長州藩はとても面白い藩。佯狂を装い2面性をもった藩。実は当時の長州藩の政治の中枢を握った周布政之助さんは<攘排也、排開也、攘夷而後、国可開>と延べています。たしかに周布さんは土佐藩士の前で容堂公を罵ったために処罰されたはずが麻田公輔
と名乗り政治の実権を与えていた毛利のお殿様も偉大ですが。
さて、文久三年(1863年)、孝明天皇に攘夷の期限を迫られついに5月10日をもって攘夷を決行いたしますと答えた将軍家茂。ただしこの返事は「相手が攻撃をしてきたら」という但しがついていた。ところが血気盛んな長州藩では5月10日になったとたんに関門海峡を通行するアメリカ商船「ベングローブ号」へ発泡。次々と関門海峡を通行する船に攻撃しては勝利の雄たけびをあげる長州軍。それもそのはず、相手は商船であり本格的な武力の伴わない船ばかり。

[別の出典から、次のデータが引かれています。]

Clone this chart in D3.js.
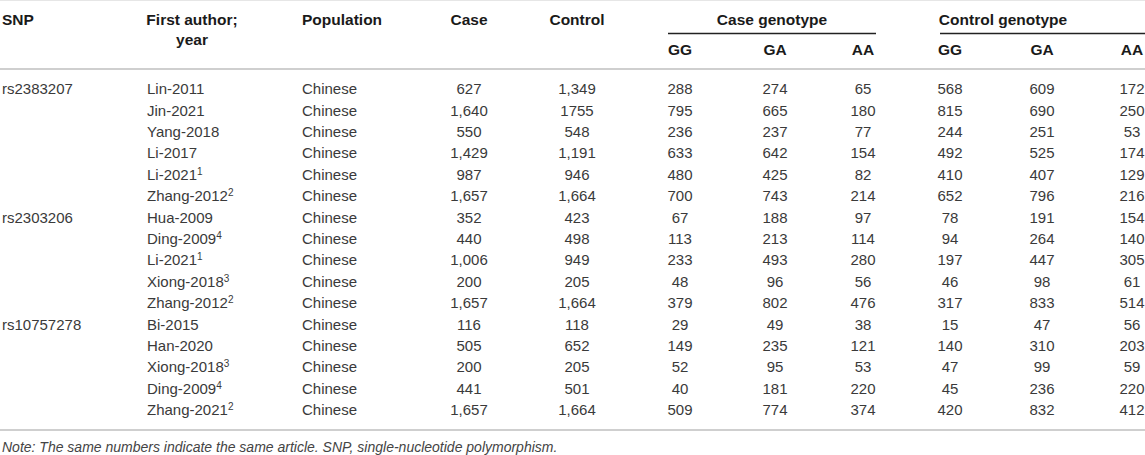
<!DOCTYPE html>
<html lang="en">

<head>
    <meta charset="UTF-8">
    <title>SNP genotype table</title>
    <script src="https://d3js.org/d3.v7.min.js"></script>
    <style>
        body {
            margin: 0;
            background: #fff;
        }

        svg {
            display: block;
            font-family: "Liberation Sans", Arial, Helvetica, sans-serif;
        }

        .head {
            font-weight: bold;
            fill: #1a1a1a;
            font-size: 15.5px;
        }

        .cell {
            fill: #3a3a3a;
            font-size: 15px;
        }

        .note {
            fill: #444;
            font-size: 14px;
            font-style: italic;
        }
    </style>
</head>

<body>
    <div id="table"></div>
    <script>
        // table data
        var snps = ["rs2383207", "rs2303206", "rs10757278"];
        var snpRows = [6, 5, 5];
        var authors = ["Lin-2011", "Jin-2021", "Yang-2018", "Li-2017", "Li-2021", "Zhang-2012",
            "Hua-2009", "Ding-2009", "Li-2021", "Xiong-2018", "Zhang-2012",
            "Bi-2015", "Han-2020", "Xiong-2018", "Ding-2009", "Zhang-2021"];
        var refMarks = ["", "", "", "", "1", "2",
            "", "4", "1", "3", "2",
            "", "", "3", "4", "2"];
        var population = ["Chinese", "Chinese", "Chinese", "Chinese", "Chinese", "Chinese",
            "Chinese", "Chinese", "Chinese", "Chinese", "Chinese",
            "Chinese", "Chinese", "Chinese", "Chinese", "Chinese"];
        var caseN = ["627", "1,640", "550", "1,429", "987", "1,657",
            "352", "440", "1,006", "200", "1,657",
            "116", "505", "200", "441", "1,657"];
        var controlN = ["1,349", "1755", "548", "1,191", "946", "1,664",
            "423", "498", "949", "205", "1,664",
            "118", "652", "205", "501", "1,664"];
        var caseGG = [288, 795, 236, 633, 480, 700, 67, 113, 233, 48, 379, 29, 149, 52, 40, 509];
        var caseGA = [274, 665, 237, 642, 425, 743, 188, 213, 493, 96, 802, 49, 235, 95, 181, 774];
        var caseAA = [65, 180, 77, 154, 82, 214, 97, 114, 280, 56, 476, 38, 121, 53, 220, 374];
        var ctrlGG = [568, 815, 244, 492, 410, 652, 78, 94, 197, 46, 317, 15, 140, 47, 45, 420];
        var ctrlGA = [609, 690, 251, 525, 407, 796, 191, 264, 447, 98, 833, 47, 310, 99, 236, 832];
        var ctrlAA = [172, 250, 53, 174, 129, 216, 154, 140, 305, 61, 514, 56, 203, 59, 220, 412];
        var genotypes = ["GG", "GA", "AA"];
        var noteText = "Note: The same numbers indicate the same article. SNP, single-nucleotide polymorphism.";

        var width = 1145, height = 455;

        var svg = d3.select("#table").append("svg")
            .attr("width", width)
            .attr("height", height);

        // column anchors
        var colX = d3.scaleOrdinal()
            .domain(["snp", "author", "pop", "case", "control", "cGG", "cGA", "cAA", "kGG", "kGA", "kAA"])
            .range([2, 147, 302, 469, 577, 680, 775, 863, 950, 1042, 1132]);

        var rowY = d3.scalePoint()
            .domain(d3.range(authors.length))
            .range([89, 410]);

        // rules
        svg.append("line").attr("x1", 0).attr("x2", width).attr("y1", 0.5).attr("y2", 0.5)
            .attr("stroke", "#e6e6e6").attr("stroke-width", 1);
        svg.append("line").attr("x1", 0).attr("x2", width).attr("y1", 69).attr("y2", 69)
            .attr("stroke", "#cfcfcf").attr("stroke-width", 2);
        svg.append("line").attr("x1", 0).attr("x2", width).attr("y1", 430).attr("y2", 430)
            .attr("stroke", "#cfcfcf").attr("stroke-width", 2);

        // header
        var head = svg.append("g").attr("class", "head");
        head.append("text").attr("x", colX("snp")).attr("y", 20).attr("dy", "0.35em").text("SNP");
        head.append("text").attr("x", 192).attr("y", 20).attr("dy", "0.35em")
            .attr("text-anchor", "middle").text("First author;");
        head.append("text").attr("x", 192).attr("y", 40).attr("dy", "0.35em")
            .attr("text-anchor", "middle").text("year");
        head.append("text").attr("x", colX("pop")).attr("y", 20).attr("dy", "0.35em").text("Population");
        head.append("text").attr("x", colX("case")).attr("y", 20).attr("dy", "0.35em")
            .attr("text-anchor", "middle").text("Case");
        head.append("text").attr("x", colX("control")).attr("y", 20).attr("dy", "0.35em")
            .attr("text-anchor", "middle").text("Control");

        var groups = [
            { label: "Case genotype", mid: 772, x1: 668, x2: 876, keys: ["cGG", "cGA", "cAA"] },
            { label: "Control genotype", mid: 1003, x1: 940, x2: 1145, keys: ["kGG", "kGA", "kAA"] }
        ];
        groups.forEach(function (g) {
            head.append("text").attr("x", g.mid).attr("y", 20).attr("dy", "0.35em")
                .attr("text-anchor", "middle").text(g.label);
            svg.append("line").attr("x1", g.x1).attr("x2", g.x2).attr("y1", 33.5).attr("y2", 33.5)
                .attr("stroke", "#222").attr("stroke-width", 1.4);
            g.keys.forEach(function (k, i) {
                head.append("text").attr("x", colX(k)).attr("y", 50).attr("dy", "0.35em")
                    .attr("text-anchor", "middle").text(genotypes[i]);
            });
        });

        // body
        var body = svg.append("g").attr("class", "cell");

        var start = 0;
        snps.forEach(function (s, i) {
            body.append("text").attr("x", colX("snp")).attr("y", rowY(start)).attr("dy", "0.35em").text(s);
            start += snpRows[i];
        });

        body.selectAll("text.author")
            .data(authors)
            .join("text")
            .attr("class", "author")
            .attr("x", colX("author"))
            .attr("y", function (d, i) { return rowY(i); })
            .attr("dy", "0.35em")
            .text(function (d) { return d; })
            .each(function (d, i) {
                if (refMarks[i] === "") return;
                d3.select(this).append("tspan")
                    .attr("dy", "-0.5em")
                    .attr("font-size", "10px")
                    .text(refMarks[i]);
            });

        body.selectAll("text.pop")
            .data(population)
            .join("text")
            .attr("class", "pop")
            .attr("x", colX("pop"))
            .attr("y", function (d, i) { return rowY(i); })
            .attr("dy", "0.35em")
            .text(function (d) { return d; });

        var numCols = [
            ["case", caseN], ["control", controlN],
            ["cGG", caseGG], ["cGA", caseGA], ["cAA", caseAA],
            ["kGG", ctrlGG], ["kGA", ctrlGA], ["kAA", ctrlAA]
        ];
        numCols.forEach(function (c) {
            body.selectAll("text.n-" + c[0])
                .data(c[1])
                .join("text")
                .attr("class", "n-" + c[0])
                .attr("x", colX(c[0]))
                .attr("y", function (d, i) { return rowY(i); })
                .attr("dy", "0.35em")
                .attr("text-anchor", "middle")
                .text(function (d) { return d; });
        });

        svg.append("text")
            .attr("class", "note")
            .attr("x", 2)
            .attr("y", 447)
            .attr("dy", "0.35em")
            .text(noteText);
    </script>
</body>

</html>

6月に入るといきなり報復攻撃がはじまり、下関砲台は木っ端微塵。各国連合艦隊がすさまじい勢いで長州を叩いて行く。そしてついには講和が結ばれ有名な高杉晋作さんの出番。
と、ここまでは尊皇攘夷向きなお話だが、実は攘夷期限が過ぎた翌日5月12日に横浜から5人の長州人がイギリスに向かっています。政治の中枢をになう周布政之助尽力で最先端のイギリスへの極秘留学に旅立った。
たちよった上海で、彼らが見たものは。そしてようやく帆船旅行で4ヵ月半をかけてロンドンへ到着。当時のロンドンは産業革命真っ只中。30年前には鉄道が走り、なんと到着の前日には地下鉄までもが市内の地下を走っていたそう。
話は高杉晋作さん。彼は連合国との講和のために宍戸刑部と名乗りテーブルに着く。鬼のような形相・・云々と伝えられているが実は1回目の講和では長州藩の代表である委任状が無いために早々に退散。2回目の講和の際は命を狙われていたためにやむなく欠席し逃亡。そして3回目は藩の重鎮と一緒に締結になったそう。
外国からの様々な要求のなかでキーとなるのは賠償金300万ドル。この額は長州がはらえるはずも無く幕府に押し付けたとされている。ところがこの話には下記のような経緯があったそう。
日本にようやく足場を築いた外交勢。さらなる足場を拡大するために「兵庫の港」「西国の港」の開港を要求。当然幕府は300万ドルも払えるはずがないから、開港をするだろうというのが狙いだった。なので意図も簡単に幕府に尻拭いを押し付けられたそう。
ところが幕府は根性を見せたww 兵庫の港は京都に近い、西国の港はこの下関を指しており、この港を開国すれば長州藩へ多額の利潤があつまる・・。よし!300万ドルを払おうとなったそうだ。
さて話しの舞台はロンドンへ。
英語のわからない5人(井上聞多(馨)、遠藤謹助、山尾庸三、伊藤俊輔(博文)、野村弥吉(井上勝))は1年間は聴講生としてロンドン大学でお勉強。1864年の3月。ある日たまたま新聞を見て驚いた。どうやら連合艦隊で長州を攻撃するらしい。この記事で大急ぎで
伊藤俊輔(博文)と井上聞多(馨)は帰国する。さすが未来の政治家です。
遠藤謹助は体調を崩し1866年に帰国。そして野村と山尾は1868年(明治元年)11月19日に帰国しました。
今日の講座ではロンドンで出会った19人の薩摩藩士の話しや北海道開拓使、払い下げ事件・・そしてサッポロビールにまつわる不思議なお話をいただきました。
いつもとおり充実した時間でした。